Let $\mathbf{f}$ be a differentiable vector field on a convex region $S\subset {\mathbb{R}}^n$. Then $\mathbf{f}$ is conservative if and only if

$$\frac{\partial f_l}{\partial x_k}=\frac{\partial f_k}{\partial x_l},\text{for each }l,k.$$

Proof

We have already proved that $\mathbf{f}$ being conservative implies the equality of partial derivatives (mixed partials theorem) and therefore we need only assume that ${\partial }_g{f}_l={\partial }_l{f}_k$ and construct a potential. Let $\phi (\mathbf{x})=\int \mathbf{f}\cdot d\mathit{\alpha }$ where $\mathit{\alpha }(t)=t\mathbf{x}$, $t\in [0,1]$. Since ${\mathit{\alpha }}^{\prime }(t)=\mathbf{x}$, $\phi (\mathbf{x})={\int }_0^1\mathbf{f}(t\mathbf{x})\cdot \mathbf{x}dt$. Also (needs proving)

$$\frac{\partial \phi }{\partial x_k}(t\mathbf{x})={\int }_0^1(t{\partial }_k\mathbf{f}(t\mathbf{x})\cdot \mathbf{x}+f_k(t\mathbf{x}))dt.$$

This is equal to ${\int }_0^1(t\mathrm{\nabla }{f}_k(t\mathbf{x})\cdot \mathbf{x}+f_k(t\mathbf{x}))dt$ because ${\partial }_g{f}_l={\partial }_l{f}_k$; By the chain rule applied to $g(t)=t\mathrm{\nabla }{f}_k(t\mathbf{x})$ this is equal to $f_k(\mathbf{x})$ as required.
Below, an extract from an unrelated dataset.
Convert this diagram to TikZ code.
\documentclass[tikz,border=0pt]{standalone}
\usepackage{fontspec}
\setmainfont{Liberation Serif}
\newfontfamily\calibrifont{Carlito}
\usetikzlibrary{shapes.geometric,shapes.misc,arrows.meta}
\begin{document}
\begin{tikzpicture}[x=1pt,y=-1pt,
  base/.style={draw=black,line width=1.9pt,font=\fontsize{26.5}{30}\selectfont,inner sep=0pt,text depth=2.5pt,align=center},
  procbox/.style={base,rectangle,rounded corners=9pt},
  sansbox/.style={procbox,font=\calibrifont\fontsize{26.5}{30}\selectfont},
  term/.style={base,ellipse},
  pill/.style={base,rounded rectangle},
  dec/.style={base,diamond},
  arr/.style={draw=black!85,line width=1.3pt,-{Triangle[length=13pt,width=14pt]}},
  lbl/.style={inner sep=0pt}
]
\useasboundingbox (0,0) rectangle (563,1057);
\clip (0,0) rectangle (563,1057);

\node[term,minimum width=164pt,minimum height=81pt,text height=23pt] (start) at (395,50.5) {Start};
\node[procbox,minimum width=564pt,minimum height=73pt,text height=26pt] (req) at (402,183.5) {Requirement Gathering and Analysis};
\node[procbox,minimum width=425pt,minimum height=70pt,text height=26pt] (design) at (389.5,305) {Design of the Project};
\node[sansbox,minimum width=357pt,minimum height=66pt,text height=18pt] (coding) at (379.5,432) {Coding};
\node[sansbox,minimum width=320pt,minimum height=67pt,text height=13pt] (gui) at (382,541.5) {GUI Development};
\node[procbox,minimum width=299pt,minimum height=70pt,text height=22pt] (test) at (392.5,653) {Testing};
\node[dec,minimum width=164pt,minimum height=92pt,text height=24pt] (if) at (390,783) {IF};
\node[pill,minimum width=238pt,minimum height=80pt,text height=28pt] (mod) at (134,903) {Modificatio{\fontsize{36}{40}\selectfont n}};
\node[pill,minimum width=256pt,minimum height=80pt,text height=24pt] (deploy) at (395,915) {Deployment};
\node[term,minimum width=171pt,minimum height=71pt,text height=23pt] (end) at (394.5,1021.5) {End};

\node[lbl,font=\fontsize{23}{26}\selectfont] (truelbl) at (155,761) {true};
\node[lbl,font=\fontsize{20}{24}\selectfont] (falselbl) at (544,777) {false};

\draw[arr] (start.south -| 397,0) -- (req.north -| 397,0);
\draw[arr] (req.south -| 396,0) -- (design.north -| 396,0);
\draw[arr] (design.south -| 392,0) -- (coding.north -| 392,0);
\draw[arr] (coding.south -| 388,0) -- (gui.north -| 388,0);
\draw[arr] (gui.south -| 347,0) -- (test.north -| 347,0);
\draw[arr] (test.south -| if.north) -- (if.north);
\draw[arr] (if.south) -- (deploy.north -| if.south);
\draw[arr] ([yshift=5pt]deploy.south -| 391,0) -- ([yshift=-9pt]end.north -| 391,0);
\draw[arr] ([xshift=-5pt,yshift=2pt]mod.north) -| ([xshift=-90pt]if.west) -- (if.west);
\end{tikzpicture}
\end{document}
The above gives us a useful tool to check if a given vector field is conservative. Using the idea of "gluing together" several convex regions this result can be manually extended to some more general settings. Later, we will take advantage of some further ideas in order to significantly extend this result.